Recurrent Addition Example

This example illustrates how to use a RNN in tiny-dnn to perform sequential two-number addition, i.e., y[t+1] = x[t] + x[t+1]

Build and usage

Make sure cmake is set to build examples: cd build && cmake -DBUILD_EXAMPLES=Yes -DBUILD_TESTS=Yes -DCMAKE_BUILD_TYPE=Release .. && cmake -j4

To execute (assumed to be in ./build): ./examples/example_recurrent_addition

Overview

Basicaly, we need to define a recurrent_layer, that will manage the state transitions of a given recurrent cell like gru, lstm, or rnn:

c++

void construct_net(N &nn,
                   const std::string rnn_type,
                   tiny_dnn::core::backend_t backend_type) {
  using fc              = tiny_dnn::fully_connected_layer;
  using tanh            = tiny_dnn::tanh_layer;
  using recurrent       = tiny_dnn::recurrent_layer;
  const int hidden_size = 100;  // recurrent state size
  const int seq_len     = 2;    // amount of numbers to add

  if (rnn_type == "rnn") {
    nn << recurrent(tiny_dnn::rnn(1, hidden_size), seq_len);
  } else if (rnn_type == "gru") {
    nn << recurrent(tiny_dnn::gru(1, hidden_size), seq_len);
  } else if (rnn_type == "lstm") {
    nn << recurrent(tiny_dnn::lstm(1, hidden_size), seq_len);
  }
  nn << tanh() << fc(hidden_size, 1);
}

Since we are interested in adding 2 numbers, seq_len is set to 2.
The hidden_size is the size of the recurrent state.
The last fc layer, projects the output of the recurrent_layer to a single "desired" number.

Now, we need a dataset. Note that recurrent_layer requires data to be in the form: (n sequences, sequence length, batch_size).
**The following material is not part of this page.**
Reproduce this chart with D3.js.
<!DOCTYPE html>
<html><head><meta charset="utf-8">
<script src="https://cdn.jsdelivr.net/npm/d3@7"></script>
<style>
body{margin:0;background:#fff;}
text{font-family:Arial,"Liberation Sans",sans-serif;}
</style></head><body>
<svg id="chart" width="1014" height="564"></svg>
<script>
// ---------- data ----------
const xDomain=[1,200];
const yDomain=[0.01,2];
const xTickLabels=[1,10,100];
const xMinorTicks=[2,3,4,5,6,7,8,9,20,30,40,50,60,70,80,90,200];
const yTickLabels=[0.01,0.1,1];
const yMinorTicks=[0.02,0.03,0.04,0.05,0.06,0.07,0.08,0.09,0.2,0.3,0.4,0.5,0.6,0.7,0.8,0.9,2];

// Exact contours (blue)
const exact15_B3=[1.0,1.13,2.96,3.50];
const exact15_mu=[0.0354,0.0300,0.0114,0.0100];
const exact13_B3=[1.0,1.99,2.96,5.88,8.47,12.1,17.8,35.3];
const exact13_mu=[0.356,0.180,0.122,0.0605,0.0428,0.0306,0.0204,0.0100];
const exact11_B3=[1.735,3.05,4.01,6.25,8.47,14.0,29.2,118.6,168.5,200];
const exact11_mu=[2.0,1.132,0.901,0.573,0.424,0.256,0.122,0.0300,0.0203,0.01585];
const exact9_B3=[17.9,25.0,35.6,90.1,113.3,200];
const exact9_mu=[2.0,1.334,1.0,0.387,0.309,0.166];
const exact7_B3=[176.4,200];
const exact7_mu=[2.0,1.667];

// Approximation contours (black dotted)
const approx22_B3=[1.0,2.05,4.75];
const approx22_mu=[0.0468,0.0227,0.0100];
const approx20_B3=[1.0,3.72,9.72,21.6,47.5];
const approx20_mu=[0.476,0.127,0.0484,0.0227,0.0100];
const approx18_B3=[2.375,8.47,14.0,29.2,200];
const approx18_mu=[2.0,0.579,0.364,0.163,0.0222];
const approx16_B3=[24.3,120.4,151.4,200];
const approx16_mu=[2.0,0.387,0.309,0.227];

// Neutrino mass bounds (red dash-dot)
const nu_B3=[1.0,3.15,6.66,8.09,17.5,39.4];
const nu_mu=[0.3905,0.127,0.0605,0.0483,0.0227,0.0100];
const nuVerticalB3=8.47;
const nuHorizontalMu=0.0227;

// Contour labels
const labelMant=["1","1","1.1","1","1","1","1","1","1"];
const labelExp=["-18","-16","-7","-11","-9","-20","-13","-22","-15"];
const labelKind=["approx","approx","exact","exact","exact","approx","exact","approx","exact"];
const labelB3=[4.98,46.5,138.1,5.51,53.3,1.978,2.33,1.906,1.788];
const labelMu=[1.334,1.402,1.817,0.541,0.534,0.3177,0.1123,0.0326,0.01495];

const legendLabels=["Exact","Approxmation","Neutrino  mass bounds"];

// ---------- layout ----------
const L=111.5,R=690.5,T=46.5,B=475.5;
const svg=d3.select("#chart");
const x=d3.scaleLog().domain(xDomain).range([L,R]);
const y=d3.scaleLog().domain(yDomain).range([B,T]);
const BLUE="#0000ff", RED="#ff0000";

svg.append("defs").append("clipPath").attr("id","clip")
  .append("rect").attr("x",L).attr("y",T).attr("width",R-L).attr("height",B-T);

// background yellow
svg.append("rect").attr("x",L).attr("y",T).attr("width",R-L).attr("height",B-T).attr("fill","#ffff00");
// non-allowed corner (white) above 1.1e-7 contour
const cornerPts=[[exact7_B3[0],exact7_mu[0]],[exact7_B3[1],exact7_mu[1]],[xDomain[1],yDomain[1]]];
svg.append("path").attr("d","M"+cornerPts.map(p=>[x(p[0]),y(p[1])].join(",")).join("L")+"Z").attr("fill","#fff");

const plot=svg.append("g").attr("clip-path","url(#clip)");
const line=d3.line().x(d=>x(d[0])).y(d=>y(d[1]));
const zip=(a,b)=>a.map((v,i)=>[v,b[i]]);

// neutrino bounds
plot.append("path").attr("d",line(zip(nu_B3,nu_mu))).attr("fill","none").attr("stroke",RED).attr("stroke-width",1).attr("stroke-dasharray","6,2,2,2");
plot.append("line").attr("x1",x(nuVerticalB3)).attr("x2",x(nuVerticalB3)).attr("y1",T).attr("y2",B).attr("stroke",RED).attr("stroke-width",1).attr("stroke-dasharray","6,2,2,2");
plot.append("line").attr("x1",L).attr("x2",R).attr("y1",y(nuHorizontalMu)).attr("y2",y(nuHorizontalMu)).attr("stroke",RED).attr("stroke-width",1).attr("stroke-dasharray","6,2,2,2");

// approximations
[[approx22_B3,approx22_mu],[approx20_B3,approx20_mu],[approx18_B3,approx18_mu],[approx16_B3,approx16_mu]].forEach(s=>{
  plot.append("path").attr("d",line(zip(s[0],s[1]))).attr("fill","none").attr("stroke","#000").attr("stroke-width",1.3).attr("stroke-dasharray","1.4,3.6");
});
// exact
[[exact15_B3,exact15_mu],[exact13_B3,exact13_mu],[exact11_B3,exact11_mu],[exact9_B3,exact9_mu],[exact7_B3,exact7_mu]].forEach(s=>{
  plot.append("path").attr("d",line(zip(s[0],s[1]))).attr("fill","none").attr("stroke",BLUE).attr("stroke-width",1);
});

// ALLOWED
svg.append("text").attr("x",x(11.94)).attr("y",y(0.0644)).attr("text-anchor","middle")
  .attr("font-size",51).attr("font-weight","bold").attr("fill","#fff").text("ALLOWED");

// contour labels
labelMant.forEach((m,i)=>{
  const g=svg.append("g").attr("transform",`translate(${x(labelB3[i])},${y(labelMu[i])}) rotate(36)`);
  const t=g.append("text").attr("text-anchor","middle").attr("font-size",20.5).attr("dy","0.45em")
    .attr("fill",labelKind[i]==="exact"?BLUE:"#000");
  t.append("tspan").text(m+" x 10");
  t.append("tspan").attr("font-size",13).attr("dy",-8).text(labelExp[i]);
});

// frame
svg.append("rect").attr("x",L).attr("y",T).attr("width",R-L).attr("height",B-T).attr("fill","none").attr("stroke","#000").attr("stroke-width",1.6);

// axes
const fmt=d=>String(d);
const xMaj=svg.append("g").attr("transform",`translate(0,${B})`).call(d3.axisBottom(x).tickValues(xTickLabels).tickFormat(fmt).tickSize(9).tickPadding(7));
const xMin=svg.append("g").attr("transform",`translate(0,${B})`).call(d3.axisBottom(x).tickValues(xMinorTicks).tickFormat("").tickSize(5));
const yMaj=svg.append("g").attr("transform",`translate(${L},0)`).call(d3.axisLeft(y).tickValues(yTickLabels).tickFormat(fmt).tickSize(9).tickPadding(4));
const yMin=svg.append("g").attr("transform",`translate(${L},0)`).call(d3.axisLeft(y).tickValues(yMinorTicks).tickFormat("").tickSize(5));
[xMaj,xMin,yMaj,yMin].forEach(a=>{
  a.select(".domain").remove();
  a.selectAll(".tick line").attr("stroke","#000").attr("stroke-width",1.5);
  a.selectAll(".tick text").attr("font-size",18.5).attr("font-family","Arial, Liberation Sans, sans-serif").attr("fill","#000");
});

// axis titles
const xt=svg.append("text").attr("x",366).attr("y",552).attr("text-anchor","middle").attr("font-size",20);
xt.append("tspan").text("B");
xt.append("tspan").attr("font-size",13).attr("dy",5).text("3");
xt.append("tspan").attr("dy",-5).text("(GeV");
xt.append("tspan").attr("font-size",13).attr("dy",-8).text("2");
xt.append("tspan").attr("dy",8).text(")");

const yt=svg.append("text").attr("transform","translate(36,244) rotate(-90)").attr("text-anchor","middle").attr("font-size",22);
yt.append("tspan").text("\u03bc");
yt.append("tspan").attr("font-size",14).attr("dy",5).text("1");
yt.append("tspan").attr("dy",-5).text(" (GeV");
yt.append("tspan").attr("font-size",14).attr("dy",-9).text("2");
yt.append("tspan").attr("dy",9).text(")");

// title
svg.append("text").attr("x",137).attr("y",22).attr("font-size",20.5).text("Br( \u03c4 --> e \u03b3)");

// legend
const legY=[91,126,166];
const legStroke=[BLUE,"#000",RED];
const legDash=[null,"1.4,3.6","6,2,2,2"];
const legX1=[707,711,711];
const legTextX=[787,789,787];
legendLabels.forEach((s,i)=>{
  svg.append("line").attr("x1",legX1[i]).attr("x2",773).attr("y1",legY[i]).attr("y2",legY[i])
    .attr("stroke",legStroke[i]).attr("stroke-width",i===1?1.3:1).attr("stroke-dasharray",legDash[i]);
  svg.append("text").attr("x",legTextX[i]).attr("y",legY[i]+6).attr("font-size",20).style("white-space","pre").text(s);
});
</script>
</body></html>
This means that for: 1+2, 3+4, 5+6, 7+8, with a batch_size of 2 the data would be 13245768. This is done in gen_dataset:

c++

  for (int i = 0; i < n_samples; i++) {
    input.push_back({tiny_dnn::uniform_rand<float_t>(-1, 1)});
  }
  // Fill output in order n_samples * seq_len * batch-size
  output.resize(input.size());
  int n_seqs = n_samples / (seq_len * batch_size);
  for (int n = 0; n < n_seqs; n++) {
    int seq_start = n * batch_size * seq_len;
    for (int s = 0; s < seq_len; s++) {
      int item0_start = seq_start + (s - 1) * batch_size;  // x[t]
      int item1_start = seq_start + s * batch_size;        // x[t+1]
      for (int b = 0; b < batch_size; b++) {
        // y[0] = x[0]
        // y[t+1] = x[t] + x[t+1]
        output[item1_start + b].push_back(
          (s == 0 ? input[item1_start + b][0]
                  : input[item1_start + b][0] + input[item0_start + b][0]));
      }
    }
  }

Note that since we are adding two numbers, there is no x[-1] so that y[0] = x[-1] + x[0]. Thus we start the output sequence with y[0]=x[0].
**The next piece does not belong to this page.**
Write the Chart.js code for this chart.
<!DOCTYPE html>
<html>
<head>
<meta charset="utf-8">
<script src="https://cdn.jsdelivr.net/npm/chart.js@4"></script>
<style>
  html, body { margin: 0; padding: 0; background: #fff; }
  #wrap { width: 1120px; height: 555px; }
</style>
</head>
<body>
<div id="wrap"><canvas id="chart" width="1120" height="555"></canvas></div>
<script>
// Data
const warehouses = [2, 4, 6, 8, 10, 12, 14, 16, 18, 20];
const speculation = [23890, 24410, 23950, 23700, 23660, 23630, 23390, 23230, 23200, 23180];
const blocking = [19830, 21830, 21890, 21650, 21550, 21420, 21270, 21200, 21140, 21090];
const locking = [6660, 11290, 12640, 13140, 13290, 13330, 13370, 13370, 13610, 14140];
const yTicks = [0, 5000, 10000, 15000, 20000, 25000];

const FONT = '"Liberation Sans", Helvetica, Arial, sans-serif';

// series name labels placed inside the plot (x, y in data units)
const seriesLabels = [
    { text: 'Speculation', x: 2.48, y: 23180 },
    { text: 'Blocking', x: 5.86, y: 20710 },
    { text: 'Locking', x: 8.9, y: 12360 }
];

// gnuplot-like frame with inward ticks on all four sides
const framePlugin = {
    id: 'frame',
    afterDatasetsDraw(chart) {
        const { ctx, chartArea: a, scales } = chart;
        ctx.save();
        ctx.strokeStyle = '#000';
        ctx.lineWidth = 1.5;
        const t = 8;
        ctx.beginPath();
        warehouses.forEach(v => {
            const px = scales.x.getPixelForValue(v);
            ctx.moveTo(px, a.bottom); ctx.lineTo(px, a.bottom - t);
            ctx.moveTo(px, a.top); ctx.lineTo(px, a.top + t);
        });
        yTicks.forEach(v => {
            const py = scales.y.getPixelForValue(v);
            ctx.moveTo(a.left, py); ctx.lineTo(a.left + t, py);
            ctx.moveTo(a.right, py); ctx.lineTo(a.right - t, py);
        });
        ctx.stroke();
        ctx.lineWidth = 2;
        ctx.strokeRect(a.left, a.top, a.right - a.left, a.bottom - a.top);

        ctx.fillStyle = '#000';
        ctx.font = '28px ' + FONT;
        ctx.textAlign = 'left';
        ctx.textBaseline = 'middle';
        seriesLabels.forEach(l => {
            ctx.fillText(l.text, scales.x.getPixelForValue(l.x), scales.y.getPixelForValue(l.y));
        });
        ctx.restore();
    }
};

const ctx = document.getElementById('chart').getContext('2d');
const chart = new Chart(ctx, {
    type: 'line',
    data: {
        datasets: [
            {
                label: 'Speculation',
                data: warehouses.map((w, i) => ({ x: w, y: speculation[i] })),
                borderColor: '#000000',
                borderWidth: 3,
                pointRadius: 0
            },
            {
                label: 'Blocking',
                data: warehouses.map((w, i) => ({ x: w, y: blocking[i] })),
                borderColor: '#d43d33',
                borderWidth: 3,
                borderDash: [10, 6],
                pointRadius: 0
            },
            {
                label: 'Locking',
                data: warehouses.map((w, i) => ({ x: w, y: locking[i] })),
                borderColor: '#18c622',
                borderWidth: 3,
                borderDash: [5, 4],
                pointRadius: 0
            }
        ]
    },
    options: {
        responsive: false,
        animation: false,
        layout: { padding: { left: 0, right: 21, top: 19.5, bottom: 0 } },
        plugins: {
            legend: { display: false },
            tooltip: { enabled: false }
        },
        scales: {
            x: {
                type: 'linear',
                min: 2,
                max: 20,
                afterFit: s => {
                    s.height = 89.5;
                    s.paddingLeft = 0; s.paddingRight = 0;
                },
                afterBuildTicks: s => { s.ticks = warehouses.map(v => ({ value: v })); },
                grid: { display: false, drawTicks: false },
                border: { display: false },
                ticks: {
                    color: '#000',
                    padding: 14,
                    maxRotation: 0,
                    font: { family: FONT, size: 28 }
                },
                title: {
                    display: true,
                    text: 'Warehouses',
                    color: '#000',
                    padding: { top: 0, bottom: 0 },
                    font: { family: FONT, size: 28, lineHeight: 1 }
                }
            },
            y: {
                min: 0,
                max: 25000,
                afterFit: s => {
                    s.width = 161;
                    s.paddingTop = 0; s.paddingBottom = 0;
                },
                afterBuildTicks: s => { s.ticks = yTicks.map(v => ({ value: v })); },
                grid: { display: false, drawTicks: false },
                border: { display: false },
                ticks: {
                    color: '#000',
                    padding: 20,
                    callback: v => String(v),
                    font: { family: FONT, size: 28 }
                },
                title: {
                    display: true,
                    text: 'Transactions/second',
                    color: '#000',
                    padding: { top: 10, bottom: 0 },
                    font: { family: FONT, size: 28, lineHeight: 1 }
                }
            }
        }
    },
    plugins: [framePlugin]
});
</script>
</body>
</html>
Next, we define the training loop. As it can be seen inside the train function, batch_size is not used anymore but: int total_length = n_minibatch * seq_len; This is because recurrent layers need seq_len * batch_size samples at each step, and these must be also processed independently by the rest of non-recurrent layers.
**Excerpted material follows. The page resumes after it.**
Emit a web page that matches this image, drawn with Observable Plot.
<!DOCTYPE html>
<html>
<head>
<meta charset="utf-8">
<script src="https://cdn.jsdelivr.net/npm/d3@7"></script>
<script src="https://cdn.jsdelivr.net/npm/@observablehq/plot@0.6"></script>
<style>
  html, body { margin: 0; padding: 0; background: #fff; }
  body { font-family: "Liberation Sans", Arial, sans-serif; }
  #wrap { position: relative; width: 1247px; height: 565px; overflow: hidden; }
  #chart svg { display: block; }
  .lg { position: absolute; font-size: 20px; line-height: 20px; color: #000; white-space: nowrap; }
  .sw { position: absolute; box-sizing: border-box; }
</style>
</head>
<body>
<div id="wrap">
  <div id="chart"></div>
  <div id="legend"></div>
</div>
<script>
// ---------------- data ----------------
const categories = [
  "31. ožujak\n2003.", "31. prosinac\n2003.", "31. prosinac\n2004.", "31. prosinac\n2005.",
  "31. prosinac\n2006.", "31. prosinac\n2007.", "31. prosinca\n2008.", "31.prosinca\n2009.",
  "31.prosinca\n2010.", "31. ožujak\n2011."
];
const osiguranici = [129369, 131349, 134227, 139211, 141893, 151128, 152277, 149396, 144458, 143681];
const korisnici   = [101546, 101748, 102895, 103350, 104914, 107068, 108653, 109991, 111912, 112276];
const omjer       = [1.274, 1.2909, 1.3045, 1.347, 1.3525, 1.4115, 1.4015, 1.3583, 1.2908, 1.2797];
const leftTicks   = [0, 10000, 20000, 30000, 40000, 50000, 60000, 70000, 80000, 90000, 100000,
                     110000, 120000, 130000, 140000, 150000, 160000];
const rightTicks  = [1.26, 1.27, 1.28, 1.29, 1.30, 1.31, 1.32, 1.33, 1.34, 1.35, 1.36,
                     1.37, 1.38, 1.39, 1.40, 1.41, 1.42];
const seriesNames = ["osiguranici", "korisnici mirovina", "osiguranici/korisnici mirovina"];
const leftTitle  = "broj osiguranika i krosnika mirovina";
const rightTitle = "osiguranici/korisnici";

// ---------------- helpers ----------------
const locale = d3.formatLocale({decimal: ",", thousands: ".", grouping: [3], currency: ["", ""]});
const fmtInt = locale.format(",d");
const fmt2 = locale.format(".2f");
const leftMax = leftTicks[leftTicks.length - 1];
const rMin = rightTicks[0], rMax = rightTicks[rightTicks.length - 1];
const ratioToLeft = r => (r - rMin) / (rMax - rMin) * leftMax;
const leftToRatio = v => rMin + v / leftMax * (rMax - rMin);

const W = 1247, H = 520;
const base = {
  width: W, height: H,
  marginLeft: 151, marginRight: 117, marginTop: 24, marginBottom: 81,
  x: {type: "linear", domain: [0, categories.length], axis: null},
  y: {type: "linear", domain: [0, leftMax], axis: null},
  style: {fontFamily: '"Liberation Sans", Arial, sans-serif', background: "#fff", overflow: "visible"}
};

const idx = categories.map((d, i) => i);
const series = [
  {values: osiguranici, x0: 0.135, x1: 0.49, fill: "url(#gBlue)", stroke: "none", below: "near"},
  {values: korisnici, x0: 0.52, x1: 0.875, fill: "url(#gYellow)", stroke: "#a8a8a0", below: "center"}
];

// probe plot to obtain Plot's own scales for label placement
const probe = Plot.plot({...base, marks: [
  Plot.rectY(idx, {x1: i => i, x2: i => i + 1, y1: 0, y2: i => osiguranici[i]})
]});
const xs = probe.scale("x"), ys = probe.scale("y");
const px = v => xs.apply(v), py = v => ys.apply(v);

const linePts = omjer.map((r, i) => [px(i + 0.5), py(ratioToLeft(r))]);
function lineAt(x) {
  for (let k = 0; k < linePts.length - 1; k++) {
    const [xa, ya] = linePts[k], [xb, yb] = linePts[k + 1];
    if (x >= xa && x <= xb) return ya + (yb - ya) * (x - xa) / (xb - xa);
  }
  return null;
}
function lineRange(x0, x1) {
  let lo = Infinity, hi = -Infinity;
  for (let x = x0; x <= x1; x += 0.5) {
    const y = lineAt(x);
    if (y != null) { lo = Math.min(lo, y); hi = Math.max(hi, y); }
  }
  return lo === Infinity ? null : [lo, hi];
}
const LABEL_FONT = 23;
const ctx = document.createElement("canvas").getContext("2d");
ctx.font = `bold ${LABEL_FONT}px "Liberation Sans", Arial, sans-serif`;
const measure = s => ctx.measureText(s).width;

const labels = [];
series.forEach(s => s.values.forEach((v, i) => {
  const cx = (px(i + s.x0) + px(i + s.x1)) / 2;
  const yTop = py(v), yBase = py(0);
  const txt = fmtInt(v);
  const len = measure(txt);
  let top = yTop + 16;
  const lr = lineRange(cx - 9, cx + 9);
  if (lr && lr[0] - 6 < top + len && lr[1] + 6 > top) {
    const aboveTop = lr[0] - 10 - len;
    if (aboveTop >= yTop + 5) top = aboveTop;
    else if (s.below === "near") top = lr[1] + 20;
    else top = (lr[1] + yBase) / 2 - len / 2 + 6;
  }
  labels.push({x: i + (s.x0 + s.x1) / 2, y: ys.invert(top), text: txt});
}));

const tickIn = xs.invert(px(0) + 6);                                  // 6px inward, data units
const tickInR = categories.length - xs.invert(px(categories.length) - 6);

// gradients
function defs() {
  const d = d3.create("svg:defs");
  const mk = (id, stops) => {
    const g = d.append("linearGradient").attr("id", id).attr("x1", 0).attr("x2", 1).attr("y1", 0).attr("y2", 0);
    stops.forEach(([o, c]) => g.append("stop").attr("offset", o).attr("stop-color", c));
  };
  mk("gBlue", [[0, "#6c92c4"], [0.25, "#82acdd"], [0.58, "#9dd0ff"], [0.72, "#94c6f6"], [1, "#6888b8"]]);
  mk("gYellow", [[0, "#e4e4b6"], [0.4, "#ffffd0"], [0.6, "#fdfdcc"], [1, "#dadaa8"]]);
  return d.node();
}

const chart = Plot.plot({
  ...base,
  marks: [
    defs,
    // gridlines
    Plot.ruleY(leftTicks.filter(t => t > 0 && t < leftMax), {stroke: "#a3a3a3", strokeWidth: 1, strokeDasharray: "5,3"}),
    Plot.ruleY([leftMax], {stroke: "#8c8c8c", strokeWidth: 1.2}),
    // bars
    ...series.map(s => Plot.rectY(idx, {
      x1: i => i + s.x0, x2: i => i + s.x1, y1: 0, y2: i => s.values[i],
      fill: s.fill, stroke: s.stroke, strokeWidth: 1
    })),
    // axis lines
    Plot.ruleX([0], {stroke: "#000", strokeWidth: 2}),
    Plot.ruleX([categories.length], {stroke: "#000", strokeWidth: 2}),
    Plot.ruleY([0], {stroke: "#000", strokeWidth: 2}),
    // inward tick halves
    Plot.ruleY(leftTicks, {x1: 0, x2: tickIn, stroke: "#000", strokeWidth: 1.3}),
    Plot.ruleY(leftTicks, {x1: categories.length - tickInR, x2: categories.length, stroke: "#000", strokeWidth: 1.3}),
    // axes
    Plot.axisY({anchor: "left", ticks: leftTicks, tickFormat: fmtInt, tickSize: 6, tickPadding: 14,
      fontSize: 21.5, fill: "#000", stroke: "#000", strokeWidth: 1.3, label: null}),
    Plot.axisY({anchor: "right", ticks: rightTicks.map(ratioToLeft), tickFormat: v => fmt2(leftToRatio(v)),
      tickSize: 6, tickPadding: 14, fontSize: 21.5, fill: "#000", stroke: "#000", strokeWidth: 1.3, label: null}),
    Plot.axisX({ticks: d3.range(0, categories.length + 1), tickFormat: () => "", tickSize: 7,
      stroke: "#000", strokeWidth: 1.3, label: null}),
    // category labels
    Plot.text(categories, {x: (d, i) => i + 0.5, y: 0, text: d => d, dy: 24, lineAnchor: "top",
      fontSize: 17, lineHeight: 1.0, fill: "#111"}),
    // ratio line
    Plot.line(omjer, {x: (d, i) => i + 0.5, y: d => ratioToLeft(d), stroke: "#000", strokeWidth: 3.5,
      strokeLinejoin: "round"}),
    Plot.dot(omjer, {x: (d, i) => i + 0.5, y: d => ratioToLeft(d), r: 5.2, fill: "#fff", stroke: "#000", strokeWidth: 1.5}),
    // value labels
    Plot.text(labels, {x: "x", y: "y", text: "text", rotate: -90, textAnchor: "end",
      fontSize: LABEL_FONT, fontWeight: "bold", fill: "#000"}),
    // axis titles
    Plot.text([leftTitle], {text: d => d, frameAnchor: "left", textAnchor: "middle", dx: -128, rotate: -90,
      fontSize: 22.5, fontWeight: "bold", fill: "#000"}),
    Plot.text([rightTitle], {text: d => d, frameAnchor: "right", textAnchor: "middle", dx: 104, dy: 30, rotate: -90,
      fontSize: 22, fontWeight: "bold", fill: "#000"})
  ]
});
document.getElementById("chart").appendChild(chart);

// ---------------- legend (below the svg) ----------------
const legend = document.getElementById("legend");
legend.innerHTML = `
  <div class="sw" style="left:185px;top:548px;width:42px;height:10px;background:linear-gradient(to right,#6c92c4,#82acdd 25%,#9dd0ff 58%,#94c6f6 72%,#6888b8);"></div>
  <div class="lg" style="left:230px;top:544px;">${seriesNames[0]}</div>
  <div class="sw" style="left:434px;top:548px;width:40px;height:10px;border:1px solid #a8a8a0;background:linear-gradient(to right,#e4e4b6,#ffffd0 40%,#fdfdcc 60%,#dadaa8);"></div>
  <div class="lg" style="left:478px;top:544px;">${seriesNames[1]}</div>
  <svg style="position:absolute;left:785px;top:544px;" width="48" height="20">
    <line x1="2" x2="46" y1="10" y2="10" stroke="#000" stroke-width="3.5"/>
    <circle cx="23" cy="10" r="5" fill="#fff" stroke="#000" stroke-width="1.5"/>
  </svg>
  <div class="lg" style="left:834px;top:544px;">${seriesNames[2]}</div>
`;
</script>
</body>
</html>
Finally, we use MSE regression to train the model:

c++

  // training
  nn.fit<tiny_dnn::mse>(optimizer, dataset[0], dataset[1], total_length,
                        n_train_epochs, on_enumerate_minibatch,
                        on_enumerate_epoch);

Output

After training for some epochs, the code will enter in "demo mode". There you can continuously input two numbers and the recurrent model will perform an approximate addition:

Input  numbers between -1 and 1.
Input number 1: 0.1
Input number 2: 0.4
Sum: 0.514308
Input number 1: 0.6
Input number 2: -0.9
Sum: -0.299533
Input number 1: 1.0
Input number 2: 1.0
Sum: 1.91505 # performance is worse at the extremes
Input number 1: 0
Input number 2: 0
Sum: 0.00183523

In the demo section, it is important to note that

c++

  layer->seq_len(1);
  layer->bptt_max(2);

Allows the rnn to be fed one input at a time while still remembering up to bptt_max steps.